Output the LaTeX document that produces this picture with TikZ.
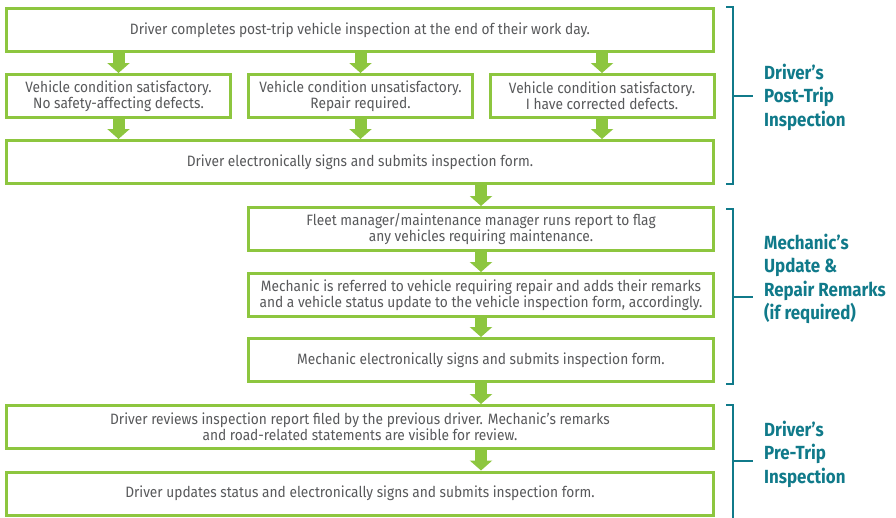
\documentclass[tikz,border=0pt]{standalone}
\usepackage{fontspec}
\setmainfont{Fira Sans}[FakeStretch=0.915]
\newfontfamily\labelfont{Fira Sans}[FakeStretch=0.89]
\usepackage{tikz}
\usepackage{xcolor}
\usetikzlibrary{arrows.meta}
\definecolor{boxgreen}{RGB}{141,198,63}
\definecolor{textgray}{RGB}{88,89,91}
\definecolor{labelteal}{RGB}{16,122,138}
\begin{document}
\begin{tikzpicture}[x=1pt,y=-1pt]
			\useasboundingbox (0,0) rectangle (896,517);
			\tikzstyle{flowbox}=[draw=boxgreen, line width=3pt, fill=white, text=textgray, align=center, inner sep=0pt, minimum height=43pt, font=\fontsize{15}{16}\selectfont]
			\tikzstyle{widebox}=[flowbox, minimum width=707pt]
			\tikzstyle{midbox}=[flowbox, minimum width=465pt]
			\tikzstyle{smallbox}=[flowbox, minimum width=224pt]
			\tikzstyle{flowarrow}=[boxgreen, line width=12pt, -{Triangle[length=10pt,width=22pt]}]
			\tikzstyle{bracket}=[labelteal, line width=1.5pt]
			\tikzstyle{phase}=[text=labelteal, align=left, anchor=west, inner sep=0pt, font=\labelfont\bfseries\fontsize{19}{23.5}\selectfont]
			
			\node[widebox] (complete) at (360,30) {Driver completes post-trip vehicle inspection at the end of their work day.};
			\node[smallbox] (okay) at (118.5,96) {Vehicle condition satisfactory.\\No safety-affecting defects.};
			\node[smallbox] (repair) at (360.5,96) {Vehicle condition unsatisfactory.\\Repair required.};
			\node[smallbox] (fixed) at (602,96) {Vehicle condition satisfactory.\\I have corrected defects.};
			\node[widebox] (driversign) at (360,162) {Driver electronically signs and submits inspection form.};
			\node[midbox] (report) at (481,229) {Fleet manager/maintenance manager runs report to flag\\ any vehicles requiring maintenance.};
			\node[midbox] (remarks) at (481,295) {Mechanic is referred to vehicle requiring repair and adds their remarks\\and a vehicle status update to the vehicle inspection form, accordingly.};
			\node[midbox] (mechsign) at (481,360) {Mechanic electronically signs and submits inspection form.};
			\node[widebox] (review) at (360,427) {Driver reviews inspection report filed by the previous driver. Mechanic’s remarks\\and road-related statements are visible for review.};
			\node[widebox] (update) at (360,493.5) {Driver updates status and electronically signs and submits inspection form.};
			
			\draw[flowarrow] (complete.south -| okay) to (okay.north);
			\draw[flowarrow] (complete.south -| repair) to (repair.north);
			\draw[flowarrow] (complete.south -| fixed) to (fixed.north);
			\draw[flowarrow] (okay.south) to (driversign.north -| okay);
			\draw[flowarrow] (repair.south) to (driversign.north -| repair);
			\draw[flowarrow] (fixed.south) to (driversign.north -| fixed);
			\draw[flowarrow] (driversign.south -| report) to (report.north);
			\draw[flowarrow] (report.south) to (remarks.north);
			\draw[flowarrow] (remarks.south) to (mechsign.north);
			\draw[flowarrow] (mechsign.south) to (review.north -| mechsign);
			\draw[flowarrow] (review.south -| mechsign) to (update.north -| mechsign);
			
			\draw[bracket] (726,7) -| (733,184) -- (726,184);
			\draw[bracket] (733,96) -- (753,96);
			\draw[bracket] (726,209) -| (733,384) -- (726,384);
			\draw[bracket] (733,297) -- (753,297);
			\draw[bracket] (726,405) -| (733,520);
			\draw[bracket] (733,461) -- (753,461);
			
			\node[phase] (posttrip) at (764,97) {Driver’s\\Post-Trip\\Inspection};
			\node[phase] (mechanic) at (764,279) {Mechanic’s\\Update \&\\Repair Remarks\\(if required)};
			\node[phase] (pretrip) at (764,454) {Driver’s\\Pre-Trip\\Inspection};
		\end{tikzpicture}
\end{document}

Task prompt:
Quote the data exactly, leaving every image out of the copy.

Finished answer:
Output the LaTeX document that produces this picture with TikZ.
\documentclass[tikz,border=0pt]{standalone}
\usepackage{fontspec}
\setmainfont{Fira Sans}[FakeStretch=0.915]
\newfontfamily\labelfont{Fira Sans}[FakeStretch=0.89]
\usepackage{tikz}
\usepackage{xcolor}
\usetikzlibrary{arrows.meta}
\definecolor{boxgreen}{RGB}{141,198,63}
\definecolor{textgray}{RGB}{88,89,91}
\definecolor{labelteal}{RGB}{16,122,138}
\begin{document}
\begin{tikzpicture}[x=1pt,y=-1pt]
			\useasboundingbox (0,0) rectangle (896,517);
			\tikzstyle{flowbox}=[draw=boxgreen, line width=3pt, fill=white, text=textgray, align=center, inner sep=0pt, minimum height=43pt, font=\fontsize{15}{16}\selectfont]
			\tikzstyle{widebox}=[flowbox, minimum width=707pt]
			\tikzstyle{midbox}=[flowbox, minimum width=465pt]
			\tikzstyle{smallbox}=[flowbox, minimum width=224pt]
			\tikzstyle{flowarrow}=[boxgreen, line width=12pt, -{Triangle[length=10pt,width=22pt]}]
			\tikzstyle{bracket}=[labelteal, line width=1.5pt]
			\tikzstyle{phase}=[text=labelteal, align=left, anchor=west, inner sep=0pt, font=\labelfont\bfseries\fontsize{19}{23.5}\selectfont]
			
			\node[widebox] (complete) at (360,30) {Driver completes post-trip vehicle inspection at the end of their work day.};
			\node[smallbox] (okay) at (118.5,96) {Vehicle condition satisfactory.\\No safety-affecting defects.};
			\node[smallbox] (repair) at (360.5,96) {Vehicle condition unsatisfactory.\\Repair required.};
			\node[smallbox] (fixed) at (602,96) {Vehicle condition satisfactory.\\I have corrected defects.};
			\node[widebox] (driversign) at (360,162) {Driver electronically signs and submits inspection form.};
			\node[midbox] (report) at (481,229) {Fleet manager/maintenance manager runs report to flag\\ any vehicles requiring maintenance.};
			\node[midbox] (remarks) at (481,295) {Mechanic is referred to vehicle requiring repair and adds their remarks\\and a vehicle status update to the vehicle inspection form, accordingly.};
			\node[midbox] (mechsign) at (481,360) {Mechanic electronically signs and submits inspection form.};
			\node[widebox] (review) at (360,427) {Driver reviews inspection report filed by the previous driver. Mechanic’s remarks\\and road-related statements are visible for review.};
			\node[widebox] (update) at (360,493.5) {Driver updates status and electronically signs and submits inspection form.};
			
			\draw[flowarrow] (complete.south -| okay) to (okay.north);
			\draw[flowarrow] (complete.south -| repair) to (repair.north);
			\draw[flowarrow] (complete.south -| fixed) to (fixed.north);
			\draw[flowarrow] (okay.south) to (driversign.north -| okay);
			\draw[flowarrow] (repair.south) to (driversign.north -| repair);
			\draw[flowarrow] (fixed.south) to (driversign.north -| fixed);
			\draw[flowarrow] (driversign.south -| report) to (report.north);
			\draw[flowarrow] (report.south) to (remarks.north);
			\draw[flowarrow] (remarks.south) to (mechsign.north);
			\draw[flowarrow] (mechsign.south) to (review.north -| mechsign);
			\draw[flowarrow] (review.south -| mechsign) to (update.north -| mechsign);
			
			\draw[bracket] (726,7) -| (733,184) -- (726,184);
			\draw[bracket] (733,96) -- (753,96);
			\draw[bracket] (726,209) -| (733,384) -- (726,384);
			\draw[bracket] (733,297) -- (753,297);
			\draw[bracket] (726,405) -| (733,520);
			\draw[bracket] (733,461) -- (753,461);
			
			\node[phase] (posttrip) at (764,97) {Driver’s\\Post-Trip\\Inspection};
			\node[phase] (mechanic) at (764,279) {Mechanic’s\\Update \&\\Repair Remarks\\(if required)};
			\node[phase] (pretrip) at (764,454) {Driver’s\\Pre-Trip\\Inspection};
		\end{tikzpicture}
\end{document}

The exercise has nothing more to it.